アドベンチャークリエイターを使えば,自分だけのオリジナルアドベンチャーが作成できる。完成したアドベンチャーはスポアぺディアに登録され,どこかの誰かのゲームに登場する。そのうち,どれだけの人が遊んだのか,出来映えをどう思われているのかなどが分かってしまう仕掛けなので,ちょっとドキドキである。
ベースとなる惑星がたくさん用意されており,サイズの変更こそできないものの,テラフォームモードで丘や山脈,大陸や島,海や湖,道路,天候,惑星の色,植生などを好みに合わせて調整できる。惑星全体を使ったシナリオだけでなく,例えば章ごとに異なる場所を使ったりすることも可能と,惑星をどう活用するかは,クリエイターとしての腕の見せ所だ。
艦長は冒険のスタート位置に配置するが,決められたクリーチャーにするのか,プレイヤーが選択できるようにするのかなどが設定できる。また,艦長と行動を共にする乗組員クリーチャーを三匹まで追加可能だ。艦長以外のクリーチャー,ビークル,建物,固定オブジェクト(木や岩など),ゲームプレイオブジェクト(回復&パワーアップアイテム,鍵など),音声,効果(爆発や雨など)はすべて“キャスト”と呼ばれる。つまり,必要なキャストを惑星上に配置していくことが基本となる。
キャストそれぞれに「個性」(平和的,中立,知性なし,縄張り意識あり,攻撃的)の設定,状況を察知できる範囲を決める「認識度」,移動速度となる「スピード」,与えるダメージを調整する「ダメージボーナス」など,さまざまな項目をかなり細かく調整でき,これらの組み合わせによってキャストの個性を作り上げていくわけだ。また,セリフや字幕もキャストごとに割り当てることができ,テキストは吹き出しの形で表示される。
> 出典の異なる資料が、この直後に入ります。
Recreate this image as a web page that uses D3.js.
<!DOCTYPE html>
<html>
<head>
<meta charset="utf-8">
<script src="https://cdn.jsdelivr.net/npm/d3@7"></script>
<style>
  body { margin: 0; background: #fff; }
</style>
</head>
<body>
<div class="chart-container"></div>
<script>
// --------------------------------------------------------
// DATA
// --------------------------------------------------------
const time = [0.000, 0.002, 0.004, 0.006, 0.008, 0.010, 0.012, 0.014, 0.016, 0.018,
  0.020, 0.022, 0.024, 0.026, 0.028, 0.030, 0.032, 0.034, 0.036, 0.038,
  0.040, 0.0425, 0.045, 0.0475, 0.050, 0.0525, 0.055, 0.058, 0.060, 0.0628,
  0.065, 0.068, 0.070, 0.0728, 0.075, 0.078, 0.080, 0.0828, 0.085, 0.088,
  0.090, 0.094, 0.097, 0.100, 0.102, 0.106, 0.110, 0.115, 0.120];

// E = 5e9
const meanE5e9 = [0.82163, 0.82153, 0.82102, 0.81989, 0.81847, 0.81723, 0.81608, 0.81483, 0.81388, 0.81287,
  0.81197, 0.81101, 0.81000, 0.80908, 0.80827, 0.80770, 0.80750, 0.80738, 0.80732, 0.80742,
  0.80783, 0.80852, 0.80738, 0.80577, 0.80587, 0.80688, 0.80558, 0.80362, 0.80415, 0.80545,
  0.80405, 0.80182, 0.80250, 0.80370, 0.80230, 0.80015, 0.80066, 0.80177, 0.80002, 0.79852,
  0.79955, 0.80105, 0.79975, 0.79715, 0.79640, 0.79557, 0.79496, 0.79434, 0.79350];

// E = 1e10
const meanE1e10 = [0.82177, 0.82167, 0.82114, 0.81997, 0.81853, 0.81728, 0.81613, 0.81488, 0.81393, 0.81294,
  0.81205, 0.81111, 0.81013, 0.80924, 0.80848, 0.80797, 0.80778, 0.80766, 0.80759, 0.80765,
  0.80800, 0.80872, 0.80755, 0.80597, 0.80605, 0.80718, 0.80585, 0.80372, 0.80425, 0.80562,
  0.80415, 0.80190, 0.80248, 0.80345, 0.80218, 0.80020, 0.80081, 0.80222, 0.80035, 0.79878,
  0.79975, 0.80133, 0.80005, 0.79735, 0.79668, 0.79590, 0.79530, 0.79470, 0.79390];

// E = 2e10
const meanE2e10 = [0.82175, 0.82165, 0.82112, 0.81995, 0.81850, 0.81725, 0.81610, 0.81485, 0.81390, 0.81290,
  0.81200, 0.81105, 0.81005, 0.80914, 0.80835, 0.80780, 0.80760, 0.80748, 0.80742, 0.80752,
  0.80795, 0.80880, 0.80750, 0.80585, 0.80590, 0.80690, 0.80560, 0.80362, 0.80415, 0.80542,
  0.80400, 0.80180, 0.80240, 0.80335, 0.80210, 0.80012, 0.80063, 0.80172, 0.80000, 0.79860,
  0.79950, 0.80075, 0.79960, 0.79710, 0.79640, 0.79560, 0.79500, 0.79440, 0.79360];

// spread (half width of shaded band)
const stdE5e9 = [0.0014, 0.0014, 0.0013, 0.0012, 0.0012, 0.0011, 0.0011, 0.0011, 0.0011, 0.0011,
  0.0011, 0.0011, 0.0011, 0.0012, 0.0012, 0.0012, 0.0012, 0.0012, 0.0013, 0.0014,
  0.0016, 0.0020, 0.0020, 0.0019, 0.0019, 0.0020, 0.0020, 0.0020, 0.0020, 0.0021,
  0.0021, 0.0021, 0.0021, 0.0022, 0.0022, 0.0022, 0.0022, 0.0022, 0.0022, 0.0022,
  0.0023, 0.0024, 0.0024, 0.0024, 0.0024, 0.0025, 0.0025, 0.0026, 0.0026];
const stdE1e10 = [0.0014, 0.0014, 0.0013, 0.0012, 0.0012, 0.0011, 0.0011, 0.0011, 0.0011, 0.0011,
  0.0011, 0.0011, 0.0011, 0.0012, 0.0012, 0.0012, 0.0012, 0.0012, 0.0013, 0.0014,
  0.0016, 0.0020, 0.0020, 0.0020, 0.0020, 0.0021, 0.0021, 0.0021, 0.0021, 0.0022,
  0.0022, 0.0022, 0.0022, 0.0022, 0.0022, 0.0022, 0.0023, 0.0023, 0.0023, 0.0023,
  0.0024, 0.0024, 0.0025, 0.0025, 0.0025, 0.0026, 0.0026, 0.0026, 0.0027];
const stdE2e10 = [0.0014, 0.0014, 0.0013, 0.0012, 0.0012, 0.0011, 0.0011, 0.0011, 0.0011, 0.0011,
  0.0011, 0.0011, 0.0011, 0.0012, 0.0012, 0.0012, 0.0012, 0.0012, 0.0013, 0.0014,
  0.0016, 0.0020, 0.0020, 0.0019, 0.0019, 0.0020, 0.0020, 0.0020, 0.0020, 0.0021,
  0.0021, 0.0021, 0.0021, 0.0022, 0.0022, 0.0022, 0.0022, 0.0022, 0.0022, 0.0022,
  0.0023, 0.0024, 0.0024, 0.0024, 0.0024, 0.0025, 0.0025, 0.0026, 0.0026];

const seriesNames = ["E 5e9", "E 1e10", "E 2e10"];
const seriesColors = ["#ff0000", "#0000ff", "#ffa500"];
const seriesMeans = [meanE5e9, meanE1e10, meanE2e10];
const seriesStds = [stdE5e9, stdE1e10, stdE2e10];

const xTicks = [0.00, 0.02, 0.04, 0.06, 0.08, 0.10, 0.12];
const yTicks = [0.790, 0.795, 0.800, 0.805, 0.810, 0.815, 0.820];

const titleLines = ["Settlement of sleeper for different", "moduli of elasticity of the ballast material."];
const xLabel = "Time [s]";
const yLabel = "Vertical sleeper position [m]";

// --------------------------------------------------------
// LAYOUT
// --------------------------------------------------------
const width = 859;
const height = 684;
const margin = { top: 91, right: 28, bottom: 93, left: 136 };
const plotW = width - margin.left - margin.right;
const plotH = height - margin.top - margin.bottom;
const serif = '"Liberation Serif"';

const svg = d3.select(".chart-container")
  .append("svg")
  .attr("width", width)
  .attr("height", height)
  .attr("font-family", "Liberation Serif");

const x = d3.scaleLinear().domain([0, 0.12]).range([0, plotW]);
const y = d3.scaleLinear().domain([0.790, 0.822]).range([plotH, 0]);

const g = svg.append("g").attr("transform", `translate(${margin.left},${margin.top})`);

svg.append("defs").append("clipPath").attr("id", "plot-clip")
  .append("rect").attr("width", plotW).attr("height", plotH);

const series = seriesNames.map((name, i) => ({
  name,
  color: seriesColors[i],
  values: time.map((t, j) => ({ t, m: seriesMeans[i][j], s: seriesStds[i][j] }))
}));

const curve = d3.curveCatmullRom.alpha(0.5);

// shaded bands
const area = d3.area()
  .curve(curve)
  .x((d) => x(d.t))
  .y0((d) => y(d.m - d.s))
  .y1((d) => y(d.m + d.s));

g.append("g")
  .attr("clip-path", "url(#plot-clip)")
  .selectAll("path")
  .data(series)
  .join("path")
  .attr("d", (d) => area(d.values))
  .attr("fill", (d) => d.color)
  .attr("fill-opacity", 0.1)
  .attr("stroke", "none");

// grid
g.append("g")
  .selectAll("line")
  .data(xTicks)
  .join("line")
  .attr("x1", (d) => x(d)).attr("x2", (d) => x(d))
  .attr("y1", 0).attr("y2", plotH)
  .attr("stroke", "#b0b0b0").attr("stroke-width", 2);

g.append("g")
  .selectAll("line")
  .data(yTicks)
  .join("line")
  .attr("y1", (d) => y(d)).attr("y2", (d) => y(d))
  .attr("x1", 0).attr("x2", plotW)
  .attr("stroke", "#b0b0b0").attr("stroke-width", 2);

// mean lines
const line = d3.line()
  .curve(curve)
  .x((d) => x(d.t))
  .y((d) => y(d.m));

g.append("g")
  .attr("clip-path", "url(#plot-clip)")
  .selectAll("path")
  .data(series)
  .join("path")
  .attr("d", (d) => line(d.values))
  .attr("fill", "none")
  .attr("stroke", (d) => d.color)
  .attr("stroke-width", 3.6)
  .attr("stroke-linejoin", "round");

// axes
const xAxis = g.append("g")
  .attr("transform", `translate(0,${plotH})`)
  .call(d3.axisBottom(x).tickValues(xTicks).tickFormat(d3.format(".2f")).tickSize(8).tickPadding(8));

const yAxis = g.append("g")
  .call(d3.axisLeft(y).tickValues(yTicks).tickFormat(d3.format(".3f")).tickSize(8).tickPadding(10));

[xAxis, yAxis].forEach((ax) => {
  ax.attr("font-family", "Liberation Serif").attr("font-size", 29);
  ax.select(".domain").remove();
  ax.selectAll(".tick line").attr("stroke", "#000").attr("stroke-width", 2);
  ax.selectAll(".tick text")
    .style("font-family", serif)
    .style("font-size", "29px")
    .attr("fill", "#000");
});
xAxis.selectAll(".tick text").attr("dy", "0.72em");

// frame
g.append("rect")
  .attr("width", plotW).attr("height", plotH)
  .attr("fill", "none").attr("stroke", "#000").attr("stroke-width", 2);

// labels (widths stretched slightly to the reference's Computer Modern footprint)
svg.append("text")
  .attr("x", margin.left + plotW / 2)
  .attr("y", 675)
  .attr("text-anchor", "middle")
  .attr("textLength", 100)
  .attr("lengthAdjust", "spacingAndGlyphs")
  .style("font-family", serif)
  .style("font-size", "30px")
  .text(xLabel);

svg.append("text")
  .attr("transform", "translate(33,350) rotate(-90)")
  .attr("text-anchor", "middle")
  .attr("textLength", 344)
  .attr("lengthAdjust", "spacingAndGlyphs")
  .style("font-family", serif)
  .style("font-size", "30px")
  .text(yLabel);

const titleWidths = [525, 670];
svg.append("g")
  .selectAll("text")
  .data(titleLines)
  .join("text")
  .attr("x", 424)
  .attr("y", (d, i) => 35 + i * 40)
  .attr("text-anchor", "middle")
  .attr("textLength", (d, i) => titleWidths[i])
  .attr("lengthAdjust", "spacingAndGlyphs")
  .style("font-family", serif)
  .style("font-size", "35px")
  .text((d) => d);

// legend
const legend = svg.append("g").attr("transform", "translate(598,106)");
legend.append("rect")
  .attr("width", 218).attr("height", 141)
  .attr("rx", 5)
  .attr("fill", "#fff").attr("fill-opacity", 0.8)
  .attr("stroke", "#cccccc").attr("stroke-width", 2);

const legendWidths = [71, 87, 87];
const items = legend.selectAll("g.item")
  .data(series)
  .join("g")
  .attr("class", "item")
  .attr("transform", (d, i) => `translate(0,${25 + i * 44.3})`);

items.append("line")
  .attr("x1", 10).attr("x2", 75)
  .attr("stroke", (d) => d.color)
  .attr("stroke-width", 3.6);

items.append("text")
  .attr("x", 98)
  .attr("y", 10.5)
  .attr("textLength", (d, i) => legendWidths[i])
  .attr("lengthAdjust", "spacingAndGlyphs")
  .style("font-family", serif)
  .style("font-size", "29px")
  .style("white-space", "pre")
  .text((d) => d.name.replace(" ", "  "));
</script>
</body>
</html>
冒険の途中で死ぬと最初からやり直しだ。長いアドベンチャーで死ぬと悲しい。チェックポイントから復帰できる機能がほしかった |
大量のクリーチャーを登場させ,与えるダメージを調整すれば,バッサバッサと倒しまくるアドベンチャーができる。SPORE無双と名づけよう |
さて,ストーリーを作るためには,「近づく」「倒す/破壊する」「仲良くなる」といった11種類の「目標カード」が用意されている。例えば,仲良くなるなら,キャストと仲良くなることで目標達成となり,渡すならば設定したオブジェクトを拾って指定したキャストに渡せば目標達成になるわけだ。
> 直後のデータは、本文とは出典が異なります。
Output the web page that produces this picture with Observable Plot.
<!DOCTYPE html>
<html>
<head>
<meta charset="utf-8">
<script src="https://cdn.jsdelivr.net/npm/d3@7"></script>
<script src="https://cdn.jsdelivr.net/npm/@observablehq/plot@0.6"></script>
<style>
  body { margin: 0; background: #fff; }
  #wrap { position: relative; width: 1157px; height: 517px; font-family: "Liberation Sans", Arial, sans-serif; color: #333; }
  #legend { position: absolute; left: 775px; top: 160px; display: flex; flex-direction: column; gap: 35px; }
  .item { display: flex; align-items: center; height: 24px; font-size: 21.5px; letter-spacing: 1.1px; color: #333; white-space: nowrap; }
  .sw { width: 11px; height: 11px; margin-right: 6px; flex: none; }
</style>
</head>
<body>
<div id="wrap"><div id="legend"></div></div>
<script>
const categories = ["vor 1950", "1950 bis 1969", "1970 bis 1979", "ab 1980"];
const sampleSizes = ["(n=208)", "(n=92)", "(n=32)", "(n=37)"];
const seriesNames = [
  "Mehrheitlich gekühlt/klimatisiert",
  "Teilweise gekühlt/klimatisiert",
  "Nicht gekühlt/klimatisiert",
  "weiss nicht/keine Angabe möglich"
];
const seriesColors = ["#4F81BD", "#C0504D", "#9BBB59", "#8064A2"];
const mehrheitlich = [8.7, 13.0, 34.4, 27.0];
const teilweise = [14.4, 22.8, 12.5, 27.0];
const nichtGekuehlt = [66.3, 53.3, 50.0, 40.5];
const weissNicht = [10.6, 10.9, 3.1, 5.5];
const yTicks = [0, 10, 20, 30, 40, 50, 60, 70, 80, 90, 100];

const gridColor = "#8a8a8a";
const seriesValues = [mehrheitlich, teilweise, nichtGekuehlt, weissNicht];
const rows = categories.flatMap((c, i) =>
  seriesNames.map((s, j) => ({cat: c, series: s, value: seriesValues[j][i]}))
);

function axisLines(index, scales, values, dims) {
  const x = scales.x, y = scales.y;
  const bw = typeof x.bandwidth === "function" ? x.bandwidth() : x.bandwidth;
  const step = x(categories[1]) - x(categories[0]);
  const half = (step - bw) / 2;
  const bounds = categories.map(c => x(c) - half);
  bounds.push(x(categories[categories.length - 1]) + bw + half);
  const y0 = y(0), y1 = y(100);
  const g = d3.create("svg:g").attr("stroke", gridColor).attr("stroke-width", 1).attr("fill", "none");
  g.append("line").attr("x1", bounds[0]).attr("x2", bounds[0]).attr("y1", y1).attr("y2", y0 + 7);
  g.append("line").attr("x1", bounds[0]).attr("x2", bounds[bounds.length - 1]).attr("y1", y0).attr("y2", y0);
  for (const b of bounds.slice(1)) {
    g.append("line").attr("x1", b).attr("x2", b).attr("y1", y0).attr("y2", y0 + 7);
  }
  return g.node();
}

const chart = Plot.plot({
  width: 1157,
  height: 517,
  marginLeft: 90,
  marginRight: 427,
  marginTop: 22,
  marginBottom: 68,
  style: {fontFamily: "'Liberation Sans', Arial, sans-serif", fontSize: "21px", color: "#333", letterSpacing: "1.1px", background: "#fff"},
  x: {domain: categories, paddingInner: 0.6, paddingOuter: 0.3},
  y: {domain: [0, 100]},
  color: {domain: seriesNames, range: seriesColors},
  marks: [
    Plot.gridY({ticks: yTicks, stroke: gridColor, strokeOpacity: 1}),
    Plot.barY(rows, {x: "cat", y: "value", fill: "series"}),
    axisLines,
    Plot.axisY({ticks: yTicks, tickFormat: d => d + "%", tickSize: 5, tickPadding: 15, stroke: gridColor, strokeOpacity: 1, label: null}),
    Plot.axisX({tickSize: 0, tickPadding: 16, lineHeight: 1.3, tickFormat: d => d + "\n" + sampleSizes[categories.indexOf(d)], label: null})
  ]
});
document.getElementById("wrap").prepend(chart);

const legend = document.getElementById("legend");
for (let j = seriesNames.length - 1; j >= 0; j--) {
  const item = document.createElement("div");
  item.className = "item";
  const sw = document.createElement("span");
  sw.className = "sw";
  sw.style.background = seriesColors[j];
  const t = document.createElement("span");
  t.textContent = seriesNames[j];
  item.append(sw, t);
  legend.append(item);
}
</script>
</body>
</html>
複数のキャストに対して目標を設定することもでき,キャストのチーム行動やパターン,復活の時間などを組み合わせることで,倒しても倒しても襲ってくるクリーチャーなどが作れる。
要するに,配置した艦長とキャストを目標カードで関連づけて,ストーリーの流れを作っていくことになり,文章にするとちょっと面倒に聞こえるかもしれないが,やってみればとても単純だ(いくらか話をはしょっているが)。
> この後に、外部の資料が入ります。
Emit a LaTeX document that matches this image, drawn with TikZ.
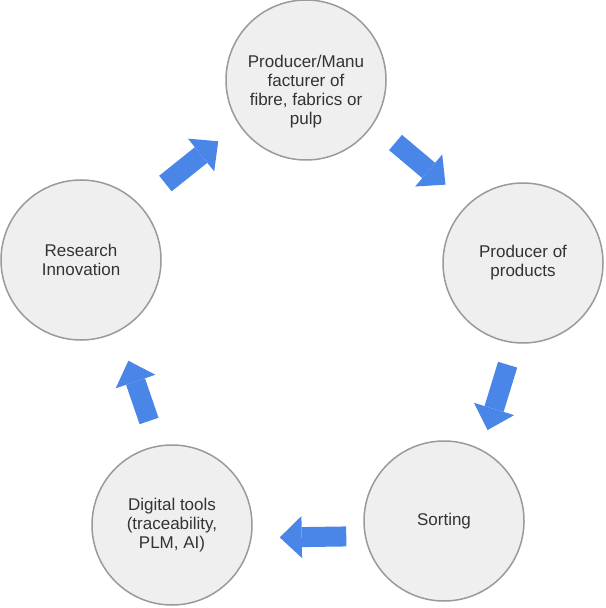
\documentclass[tikz,border=0pt]{standalone}
\usepackage{fontspec}
\setmainfont{Liberation Sans}
\usepackage{tikz}
\usetikzlibrary{arrows.meta}
\definecolor{stagefill}{HTML}{EFEFEF}
\definecolor{stageline}{HTML}{9A9A9A}
\definecolor{flowblue}{HTML}{4A86E8}

\begin{document}
\begin{tikzpicture}[x=0.5pt, y=-0.5pt,
    stagetext/.style={align=center, font=\fontsize{8.5}{9.5}\selectfont, text=black!80},
    stage/.style={circle, draw=stageline, line width=0.75pt, fill=stagefill, minimum size=80pt, inner sep=0pt, stagetext},
    flow/.style={color=flowblue, line width=10pt, -{Triangle[width=21pt, length=11pt, line width=0pt]}}]
  \useasboundingbox (0,0) rectangle (605,608);
  \node[stage, label={[stagetext, yshift=-6pt]center:{Producer/Manu\\facturer of\\fibre, fabrics or\\pulp}}] (fibre) at (306,80) {};
  \node[stage] (prod) at (523,263) {Producer of\\products};
  \node[stage] (sort) at (444,521) {Sorting};
  \node[stage] (dig) at (172,525) {Digital tools\\(traceability,\\PLM, AI)};
  \node[stage] (res) at (81,260) {Research\\Innovation};
  \path[flow]
  (res) edge [shorten <=16.5pt, shorten >=13pt, transform canvas={shift={(-2.2pt,2.7pt)}}] (fibre)
  (fibre) edge [shorten <=14pt, shorten >=14.5pt, transform canvas={shift={(3.2pt,3.8pt)}}] (prod)
  (prod) edge [shorten <=10.5pt, shorten >=9.5pt, transform canvas={shift={(7.2pt,-2.2pt)}}] (sort)
  (sort) edge [shorten <=8.5pt, shorten >=13.5pt, transform canvas={shift={(0pt,-7pt)}}] (dig)
  (dig) edge [shorten <=12.5pt, shorten >=15pt, transform canvas={shift={(5.7pt,2pt)}}] (res)
  ;
\end{tikzpicture}
\end{document}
もっとも,いきなり大長編大河アドベンチャーを作るのはやはり難しい。まずはMaxisが用意したアドベンチャーや他のプレイヤーが作成したアドベンチャーを試したり,「アドベンチャーの編集」でどんな作りになっているのかを参考にするといいかもしれない。
艦長アクセサリーの装着は「艦長服装クリエイター」で行う。艦長アクセサリーは強力なものばかりなので,入手したら必ず装備しておきたい |
一番頭を悩ませるのは吹き出し表示されるセリフかもしれない。登場するクリーチャー全員に用意する必要はないが,要所で使用すると効果的 |
SPOREを持っているなら,導入して損はない
かくいう筆者も,いくつかアドベンチャーを作ってみた。かなり簡単に作業は進むのだが,割り当てられる目標カードが11種類と少ないせいか,単純に組み合わせてしまうと,「〜に会って」「〜を拾って」といった感じの単調な展開になりがちだ。
目的地に行く途中でクリーチャーに襲われたり,誰かと会話があったりなど,冒険をワクワクさせる要素を組み込んだりするといいかもしれないと思うが,なかなか難しい。
プレイヤーの気持ちを引きつけるようなテキストを考えるのも大変だし,ぶっちゃけ,自分で作ったアドベンチャーで「うまくできた」「面白い」と感じたことは一度もなく,楽しんで遊んでもらえる作品を作るのは非常に大変なのだ。こればかりは,自分のセンスのなさにガッカリするしかない。とほほ。
場所の使い方や,アドベンチャーのまとめ方など,Maxisの作成したアドベンチャーは非常に勉強になる。ただプレイしていても楽しいし |
見知らぬ誰かが作ったアドベンチャーがあなたのゲームに登場する。冒険は無限に用意されており,毎日プレイしても遊び尽くせない |
ギャラクティック アドベンチャーを導入すると宇宙ステージのお楽しみが各段に向上する。オリジナルアドベンチャーをわざわざ作らなくても,ネット上に無数にあるアドベンチャーが楽しめるので,SPOREで遊んでいるのであれば導入しておいて損はないだろう。
多くの人が楽しめるオリジナルアドベンチャーを作るのは一筋縄ではいかないが,誰かが作ったアドベンチャーを参考にしたり,気に入らないところを手直しして楽しんだりできる。このような遊び方が可能なのも,UCC(コーヒーではなく,User Created Contentのこと)との連携を十分に考えてデザインされたSPOREならではだろう。ギャラクティック アドベンチャーを導入して,宇宙を股にはさんだ,じゃなくて股に掛けた壮大な冒険を楽しんでみよう。